===== SOURCE EXCERPT
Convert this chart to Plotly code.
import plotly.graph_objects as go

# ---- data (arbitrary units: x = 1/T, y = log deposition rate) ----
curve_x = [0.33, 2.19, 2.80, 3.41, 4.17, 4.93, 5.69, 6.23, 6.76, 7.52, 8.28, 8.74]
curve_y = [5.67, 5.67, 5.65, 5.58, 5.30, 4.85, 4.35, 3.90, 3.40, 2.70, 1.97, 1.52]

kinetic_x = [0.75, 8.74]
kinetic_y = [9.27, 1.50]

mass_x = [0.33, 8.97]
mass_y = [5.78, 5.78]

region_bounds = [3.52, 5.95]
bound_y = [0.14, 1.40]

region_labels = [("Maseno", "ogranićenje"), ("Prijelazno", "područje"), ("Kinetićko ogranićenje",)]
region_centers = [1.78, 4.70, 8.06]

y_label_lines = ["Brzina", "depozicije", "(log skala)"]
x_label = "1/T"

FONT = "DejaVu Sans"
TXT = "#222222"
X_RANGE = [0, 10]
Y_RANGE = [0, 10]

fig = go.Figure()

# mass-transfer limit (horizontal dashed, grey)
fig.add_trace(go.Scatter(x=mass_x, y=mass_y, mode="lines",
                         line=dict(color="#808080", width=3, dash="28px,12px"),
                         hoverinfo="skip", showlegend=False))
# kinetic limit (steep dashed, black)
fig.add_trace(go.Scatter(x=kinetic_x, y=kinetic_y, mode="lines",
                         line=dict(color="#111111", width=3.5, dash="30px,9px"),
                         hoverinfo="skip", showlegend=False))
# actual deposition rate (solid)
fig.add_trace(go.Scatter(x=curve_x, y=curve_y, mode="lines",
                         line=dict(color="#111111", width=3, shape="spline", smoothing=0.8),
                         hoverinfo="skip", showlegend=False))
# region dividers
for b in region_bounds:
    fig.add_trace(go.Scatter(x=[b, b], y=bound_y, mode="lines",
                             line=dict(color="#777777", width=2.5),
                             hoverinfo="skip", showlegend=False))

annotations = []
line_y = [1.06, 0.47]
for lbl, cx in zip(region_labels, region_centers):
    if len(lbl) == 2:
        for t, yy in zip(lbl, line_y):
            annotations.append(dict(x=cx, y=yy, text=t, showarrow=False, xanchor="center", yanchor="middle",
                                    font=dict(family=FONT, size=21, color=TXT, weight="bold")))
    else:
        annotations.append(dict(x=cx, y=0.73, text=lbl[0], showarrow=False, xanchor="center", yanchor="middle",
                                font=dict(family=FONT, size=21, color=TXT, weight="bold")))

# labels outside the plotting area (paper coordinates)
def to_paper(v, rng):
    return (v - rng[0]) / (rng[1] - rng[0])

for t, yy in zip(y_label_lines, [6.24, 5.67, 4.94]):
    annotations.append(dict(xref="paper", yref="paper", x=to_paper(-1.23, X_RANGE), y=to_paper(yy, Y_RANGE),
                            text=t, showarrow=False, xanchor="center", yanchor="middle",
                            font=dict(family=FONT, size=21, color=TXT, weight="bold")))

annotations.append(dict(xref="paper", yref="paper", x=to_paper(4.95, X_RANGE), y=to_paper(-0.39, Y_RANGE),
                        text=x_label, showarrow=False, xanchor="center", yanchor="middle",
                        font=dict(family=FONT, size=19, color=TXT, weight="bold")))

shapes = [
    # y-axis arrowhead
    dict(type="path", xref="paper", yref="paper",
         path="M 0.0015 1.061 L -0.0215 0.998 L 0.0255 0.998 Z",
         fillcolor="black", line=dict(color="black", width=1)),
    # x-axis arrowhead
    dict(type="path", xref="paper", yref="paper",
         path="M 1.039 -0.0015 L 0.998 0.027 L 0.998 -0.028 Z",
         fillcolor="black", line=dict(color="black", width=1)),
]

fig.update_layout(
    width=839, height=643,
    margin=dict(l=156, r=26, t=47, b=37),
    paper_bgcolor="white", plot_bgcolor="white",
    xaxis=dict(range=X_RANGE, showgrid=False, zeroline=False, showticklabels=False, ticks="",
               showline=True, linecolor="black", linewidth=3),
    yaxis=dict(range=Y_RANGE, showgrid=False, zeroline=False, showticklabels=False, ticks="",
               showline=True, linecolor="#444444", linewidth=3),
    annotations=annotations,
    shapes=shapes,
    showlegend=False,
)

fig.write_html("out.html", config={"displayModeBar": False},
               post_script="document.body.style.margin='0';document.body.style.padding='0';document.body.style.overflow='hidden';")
==========
SHORT TASK:
Reproduce the complete set of lines precisely as supplied.

EXERCISE RESULT:
Convert this chart to Plotly code.
import plotly.graph_objects as go

# ---- data (arbitrary units: x = 1/T, y = log deposition rate) ----
curve_x = [0.33, 2.19, 2.80, 3.41, 4.17, 4.93, 5.69, 6.23, 6.76, 7.52, 8.28, 8.74]
curve_y = [5.67, 5.67, 5.65, 5.58, 5.30, 4.85, 4.35, 3.90, 3.40, 2.70, 1.97, 1.52]

kinetic_x = [0.75, 8.74]
kinetic_y = [9.27, 1.50]

mass_x = [0.33, 8.97]
mass_y = [5.78, 5.78]

region_bounds = [3.52, 5.95]
bound_y = [0.14, 1.40]

region_labels = [("Maseno", "ogranićenje"), ("Prijelazno", "područje"), ("Kinetićko ogranićenje",)]
region_centers = [1.78, 4.70, 8.06]

y_label_lines = ["Brzina", "depozicije", "(log skala)"]
x_label = "1/T"

FONT = "DejaVu Sans"
TXT = "#222222"
X_RANGE = [0, 10]
Y_RANGE = [0, 10]

fig = go.Figure()

# mass-transfer limit (horizontal dashed, grey)
fig.add_trace(go.Scatter(x=mass_x, y=mass_y, mode="lines",
                         line=dict(color="#808080", width=3, dash="28px,12px"),
                         hoverinfo="skip", showlegend=False))
# kinetic limit (steep dashed, black)
fig.add_trace(go.Scatter(x=kinetic_x, y=kinetic_y, mode="lines",
                         line=dict(color="#111111", width=3.5, dash="30px,9px"),
                         hoverinfo="skip", showlegend=False))
# actual deposition rate (solid)
fig.add_trace(go.Scatter(x=curve_x, y=curve_y, mode="lines",
                         line=dict(color="#111111", width=3, shape="spline", smoothing=0.8),
                         hoverinfo="skip", showlegend=False))
# region dividers
for b in region_bounds:
    fig.add_trace(go.Scatter(x=[b, b], y=bound_y, mode="lines",
                             line=dict(color="#777777", width=2.5),
                             hoverinfo="skip", showlegend=False))

annotations = []
line_y = [1.06, 0.47]
for lbl, cx in zip(region_labels, region_centers):
    if len(lbl) == 2:
        for t, yy in zip(lbl, line_y):
            annotations.append(dict(x=cx, y=yy, text=t, showarrow=False, xanchor="center", yanchor="middle",
                                    font=dict(family=FONT, size=21, color=TXT, weight="bold")))
    else:
        annotations.append(dict(x=cx, y=0.73, text=lbl[0], showarrow=False, xanchor="center", yanchor="middle",
                                font=dict(family=FONT, size=21, color=TXT, weight="bold")))

# labels outside the plotting area (paper coordinates)
def to_paper(v, rng):
    return (v - rng[0]) / (rng[1] - rng[0])

for t, yy in zip(y_label_lines, [6.24, 5.67, 4.94]):
    annotations.append(dict(xref="paper", yref="paper", x=to_paper(-1.23, X_RANGE), y=to_paper(yy, Y_RANGE),
                            text=t, showarrow=False, xanchor="center", yanchor="middle",
                            font=dict(family=FONT, size=21, color=TXT, weight="bold")))

annotations.append(dict(xref="paper", yref="paper", x=to_paper(4.95, X_RANGE), y=to_paper(-0.39, Y_RANGE),
                        text=x_label, showarrow=False, xanchor="center", yanchor="middle",
                        font=dict(family=FONT, size=19, color=TXT, weight="bold")))

shapes = [
    # y-axis arrowhead
    dict(type="path", xref="paper", yref="paper",
         path="M 0.0015 1.061 L -0.0215 0.998 L 0.0255 0.998 Z",
         fillcolor="black", line=dict(color="black", width=1)),
    # x-axis arrowhead
    dict(type="path", xref="paper", yref="paper",
         path="M 1.039 -0.0015 L 0.998 0.027 L 0.998 -0.028 Z",
         fillcolor="black", line=dict(color="black", width=1)),
]

fig.update_layout(
    width=839, height=643,
    margin=dict(l=156, r=26, t=47, b=37),
    paper_bgcolor="white", plot_bgcolor="white",
    xaxis=dict(range=X_RANGE, showgrid=False, zeroline=False, showticklabels=False, ticks="",
               showline=True, linecolor="black", linewidth=3),
    yaxis=dict(range=Y_RANGE, showgrid=False, zeroline=False, showticklabels=False, ticks="",
               showline=True, linecolor="#444444", linewidth=3),
    annotations=annotations,
    shapes=shapes,
    showlegend=False,
)

fig.write_html("out.html", config={"displayModeBar": False},
               post_script="document.body.style.margin='0';document.body.style.padding='0';document.body.style.overflow='hidden';")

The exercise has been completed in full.